A nonlinear path
Nov 17, 2022
“In my early days of school, I was not considered a ‘good’ student.” Reeja Jayan’s first sentence about becoming an engineer is a surprising one.
Jayan, an associate professor of mechanical engineering at Carnegie Mellon University, has authored a chapter titled “Nonlinear Pathways into Mechanical Engineering” in the book Women in Mechanical Engineering: Energy and the Environment.
The accomplished researcher is brutally honest about the challenges that led her to where she is today. Growing up, Jayan disliked math but was fascinated with the science fiction of Star Trek and Robocop. Finding inspiration in what could be possible with science, she went on to graduate first in her university class.
As an engineer with the Indian Space Research Organisation, she was introduced to research at the intersection of electromagnetism and materials, a field she continues to investigate today for energy-efficient manufacturing and materials synthesis.
After graduate school and postdoctoral work, Jayan joined the Department of Mechanical Engineering at Carnegie Mellon. There, she developed a game-based curriculum to teach material science properties to engineering students using the virtual building game, Minecraft.
Among Jayan’s accomplishments are the National Science Foundation CAREER Award, the Army Research Office Young Investigator Award, the Air Force Office of Scientific Research Young Investigator Award, and the Dean’s Early Career Fellowship in Engineering. She was also named to Pittsburgh Magazine’s 40 Under 40.

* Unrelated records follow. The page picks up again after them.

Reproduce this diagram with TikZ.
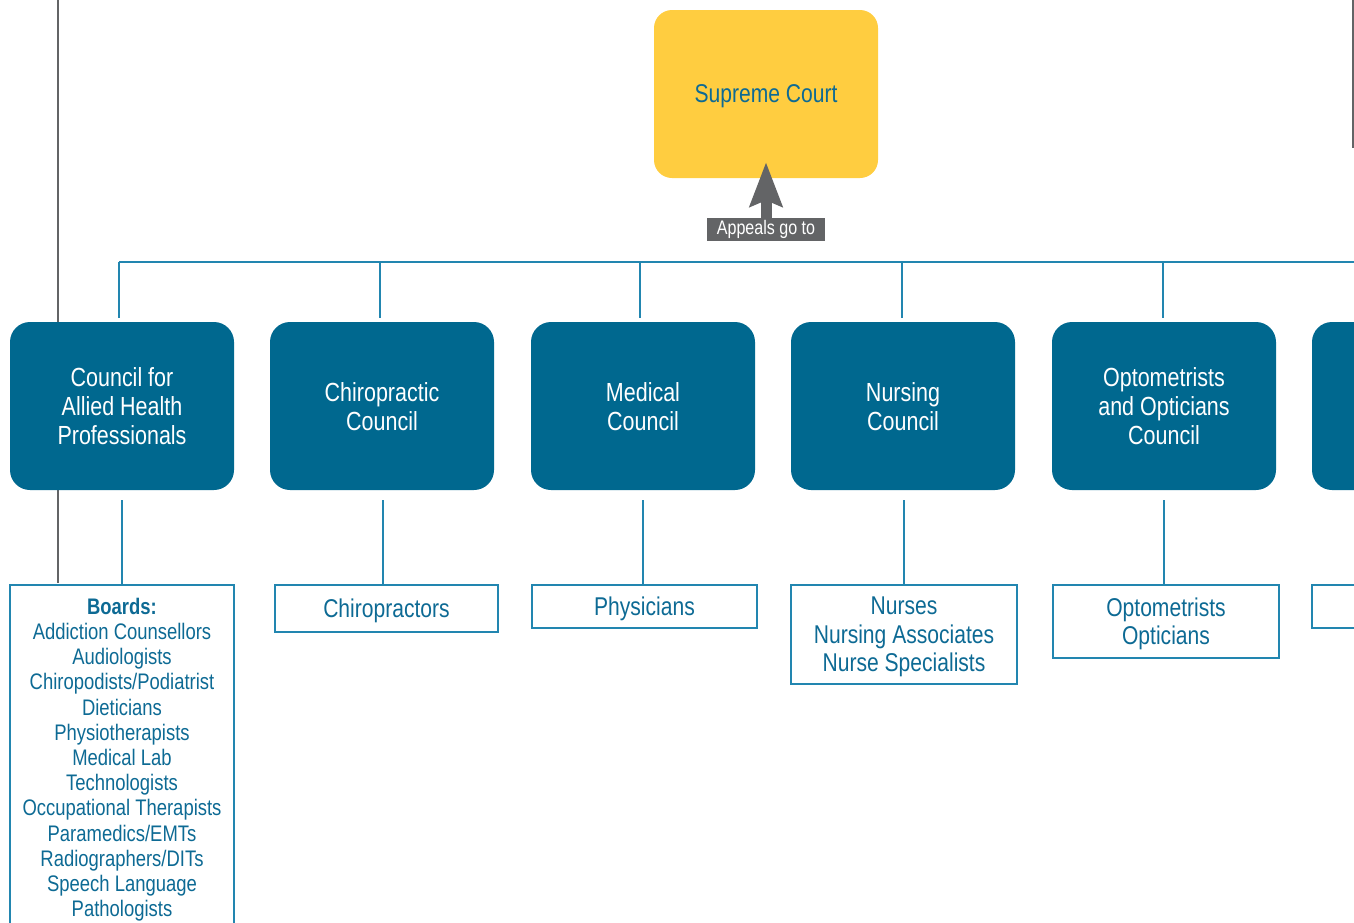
\documentclass[tikz,border=0pt]{standalone}
\usepackage{fontspec}
\setmainfont{Liberation Sans}[FakeStretch=0.82]
\usetikzlibrary{arrows.meta}
\definecolor{cblue}{HTML}{00688F}
\definecolor{tblue}{HTML}{0D6A94}
\definecolor{lblue}{HTML}{2286B0}
\definecolor{cyellow}{HTML}{FFCD40}
\definecolor{cgray}{HTML}{636466}
\begin{document}
\begin{tikzpicture}[x=1pt,y=-1pt,
  council/.style={fill=cblue, rounded corners=20pt, minimum width=224pt, minimum height=168pt,
    text=white, align=center, font=\fontsize{26.2}{29}\selectfont, inner sep=0pt, text depth=-4pt},
  member/.style={draw=lblue, line width=1.6pt, text=tblue, align=center, anchor=north,
    font=\fontsize{25.7}{28.5}\selectfont, inner sep=0pt, text depth=-3pt},
  link/.style={draw=lblue, line width=1.4pt},
  grayline/.style={draw=cgray, line width=1.3pt}
]
\useasboundingbox (0,0) rectangle (1354,922);

% gray background lines
\coordinate (g1) at (58,0);
\coordinate (g2) at (58,583);
\draw[grayline] (g1) -- (g2);
\coordinate (g3) at (1353,0);
\coordinate (g4) at (1353,148);
\draw[grayline] (g3) -- (g4);

% supreme court
\node[fill=cyellow, rounded corners=18pt, minimum width=224pt, minimum height=168pt,
  text=tblue, font=\fontsize{25.7}{29}\selectfont, inner sep=0pt, text depth=-4pt] (sc) at (766,94) {Supreme Court};

% appeals label
\node[fill=cgray, text=white, font=\fontsize{19.6}{22}\selectfont, minimum width=118pt,
  minimum height=23pt, inner sep=0pt] (ap) at (766,229.5) {Appeals go to};
\draw[cgray, line width=11pt, -{Stealth[width=32pt,length=44pt,inset=6pt]}, shorten >=-16pt]
  (ap.north) -- (sc.south);

% councils
\node[council] (c1) at (122,406) {Council for\\Allied Health\\Professionals};
\node[council] (c2) at (382,406) {Chiropractic\\Council};
\node[council] (c3) at (643,406) {Medical\\Council};
\node[council] (c4) at (903,406) {Nursing\\Council};
\node[council] (c5) at (1164,406) {Optometrists\\and Opticians\\Council};
\node[council] (c6) at (1424,406) {};

% bus
\coordinate (b1) at (119,262);
\coordinate (b2) at (380,262);
\coordinate (b3) at (640,262);
\coordinate (b4) at (902,262);
\coordinate (b5) at (1163,262);
\coordinate (bR) at (1354,262);
\draw[link] (bR) -- (b1);
\draw[link, shorten >=4pt] (b1) -- (b1 |- c1.north);
\draw[link, shorten >=4pt] (b2) -- (b2 |- c2.north);
\draw[link, shorten >=4pt] (b3) -- (b3 |- c3.north);
\draw[link, shorten >=4pt] (b4) -- (b4 |- c4.north);
\draw[link, shorten >=4pt] (b5) -- (b5 |- c5.north);

% members
\node[member, minimum width=224pt, minimum height=345pt, anchor=north, font=\fontsize{22.5}{25.2}\selectfont,
  inner ysep=13pt, text depth=0pt] (m1) at (122,584) {\textbf{Boards:}\\Addiction Counsellors\\Audiologists\\Chiropodists/Podiatrist\\Dieticians\\Physiotherapists\\Medical Lab\\Technologists\\Occupational Therapists\\Paramedics/EMTs\\Radiographers/DITs\\Speech Language\\Pathologists};
\node[member, minimum width=223pt, minimum height=47pt] (m2) at (386.5,584) {Chiropractors};
\node[member, minimum width=225pt, minimum height=43pt] (m3) at (644.5,584) {Physicians};
\node[member, minimum width=226pt, minimum height=99pt] (m4) at (904,584) {Nurses\\Nursing Associates\\Nurse Specialists};
\node[member, minimum width=226pt, minimum height=73pt] (m5) at (1166,584) {Optometrists\\Opticians};
\node[member, minimum width=224pt, minimum height=43pt] (m6) at (1424,584) {};

% lower links
\draw[link, shorten <=10pt] (c1.south) -- (c1.south |- m1.north);
\draw[link, shorten <=10pt] ([xshift=1pt]c2.south) -- ([xshift=1pt]c2.south |- m2.north);
\draw[link, shorten <=10pt] (c3.south) -- (c3.south |- m3.north);
\draw[link, shorten <=10pt] ([xshift=1pt]c4.south) -- ([xshift=1pt]c4.south |- m4.north);
\draw[link, shorten <=10pt] (c5.south) -- (c5.south |- m5.north);
\end{tikzpicture}
\end{document}
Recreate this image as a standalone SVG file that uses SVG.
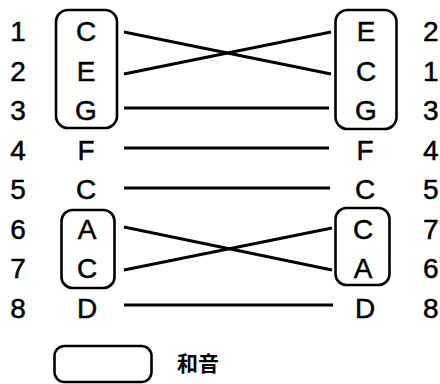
<svg xmlns="http://www.w3.org/2000/svg" width="440" height="384" viewBox="0 0 440 384">
  <style>
    .note { font-family: "Liberation Sans", Arial, sans-serif; font-size: 28px; fill: #000; stroke: #000; stroke-width: 0.5; text-anchor: middle; }
    .num { font-family: "Liberation Sans", Arial, sans-serif; font-size: 28px; fill: #000; stroke: #000; stroke-width: 0.5; }
    .chord { fill: none; stroke: #000; stroke-width: 2.6; }
    .link { stroke: #000; stroke-width: 3; stroke-linecap: butt; fill: none; }
    .legend { font-family: "Noto Sans CJK JP", "Noto Sans CJK SC", sans-serif; font-size: 21px; font-weight: bold; fill: #000; }
  </style>
  <rect width="440" height="384" fill="#fff"/>

  <!-- position numbers, left side -->
  <g id="numbers-left" class="num" text-anchor="middle">
    <text x="18" y="41">1</text>
    <text x="18" y="80.5">2</text>
    <text x="18" y="120">3</text>
    <text x="18" y="159.5">4</text>
    <text x="18" y="199">5</text>
    <text x="18" y="238.5">6</text>
    <text x="18" y="278">7</text>
    <text x="18" y="317.5">8</text>
  </g>

  <!-- position numbers, right side -->
  <g id="numbers-right" class="num">
    <text x="423" y="41">2</text>
    <text x="423" y="80.5">1</text>
    <text x="423" y="120">3</text>
    <text x="423" y="159.5">4</text>
    <text x="423" y="199">5</text>
    <text x="423" y="238.5">7</text>
    <text x="423" y="278">6</text>
    <text x="423" y="317.5">8</text>
  </g>

  <!-- left column -->
  <g id="left-chord-ceg">
    <rect class="chord" x="56" y="10" width="61" height="118" rx="12"/>
    <text class="note" x="86" y="41">C</text>
    <text class="note" x="86" y="80.5">E</text>
    <text class="note" x="86" y="120">G</text>
  </g>
  <g id="left-f"><text class="note" x="86" y="159.5">F</text></g>
  <g id="left-c"><text class="note" x="86" y="199">C</text></g>
  <g id="left-chord-ac">
    <rect class="chord" x="61.5" y="210" width="53" height="78" rx="11"/>
    <text class="note" x="87" y="238.5">A</text>
    <text class="note" x="87" y="278">C</text>
  </g>
  <g id="left-d"><text class="note" x="87" y="317.5">D</text></g>

  <!-- right column -->
  <g id="right-chord-ecg">
    <rect class="chord" x="335.5" y="10" width="61" height="119" rx="12"/>
    <text class="note" x="366" y="41">E</text>
    <text class="note" x="366" y="80.5">C</text>
    <text class="note" x="366" y="120">G</text>
  </g>
  <g id="right-f"><text class="note" x="365" y="159.5">F</text></g>
  <g id="right-c"><text class="note" x="365" y="199">C</text></g>
  <g id="right-chord-ca">
    <rect class="chord" x="335.5" y="208" width="54" height="77" rx="11"/>
    <text class="note" x="363" y="238.5">C</text>
    <text class="note" x="363" y="278">A</text>
  </g>
  <g id="right-d"><text class="note" x="365" y="317.5">D</text></g>

  <!-- connectors between the two orderings -->
  <g id="connectors" class="link">
    <line x1="124" y1="32" x2="331" y2="74"/>
    <line x1="124" y1="74" x2="331" y2="32"/>
    <line x1="124" y1="108" x2="329" y2="108"/>
    <line x1="124" y1="148" x2="329" y2="148"/>
    <line x1="124" y1="188" x2="330" y2="188"/>
    <line x1="124" y1="227" x2="332" y2="270"/>
    <line x1="124" y1="270" x2="332" y2="228"/>
    <line x1="124" y1="305" x2="333" y2="305"/>
  </g>

  <!-- legend -->
  <g id="legend">
    <rect class="chord" x="54.5" y="346" width="97" height="36" rx="10"/>
    <text class="legend" x="177" y="371">和音</text>
  </g>
</svg>
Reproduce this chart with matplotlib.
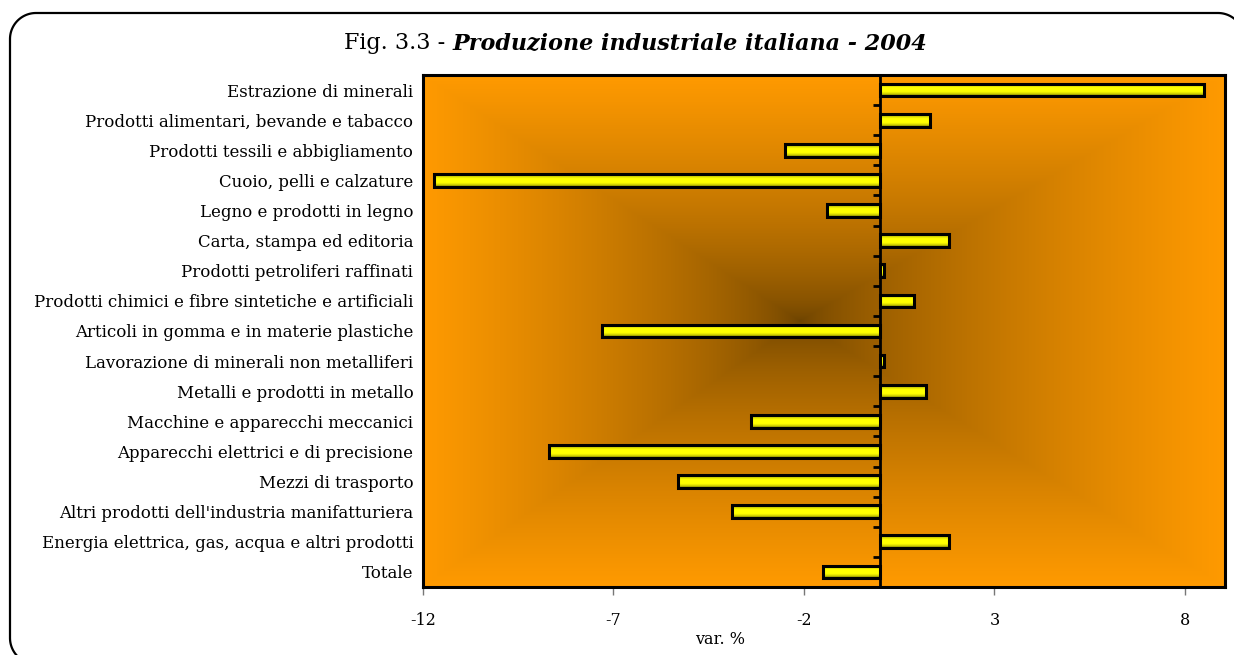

Throughout Jayan’s journey toward expertise in her field, she struggled with the ongoing challenges of an autoimmune disease coupled with being a new parent during the COVID pandemic. It became clear to her that she could use her voice to raise awareness and help others who might also be struggling.
“I realized that it was important for me to share my story, not just for women going into the STEM fields but for all women,” Jayan said.
"Women in Mechanical Engineering: Energy and the Environment” is part of the Springer Women in Engineering and Science series that seeks to raise awareness of the pivotal work women are undertaking in areas of keen importance to the global community.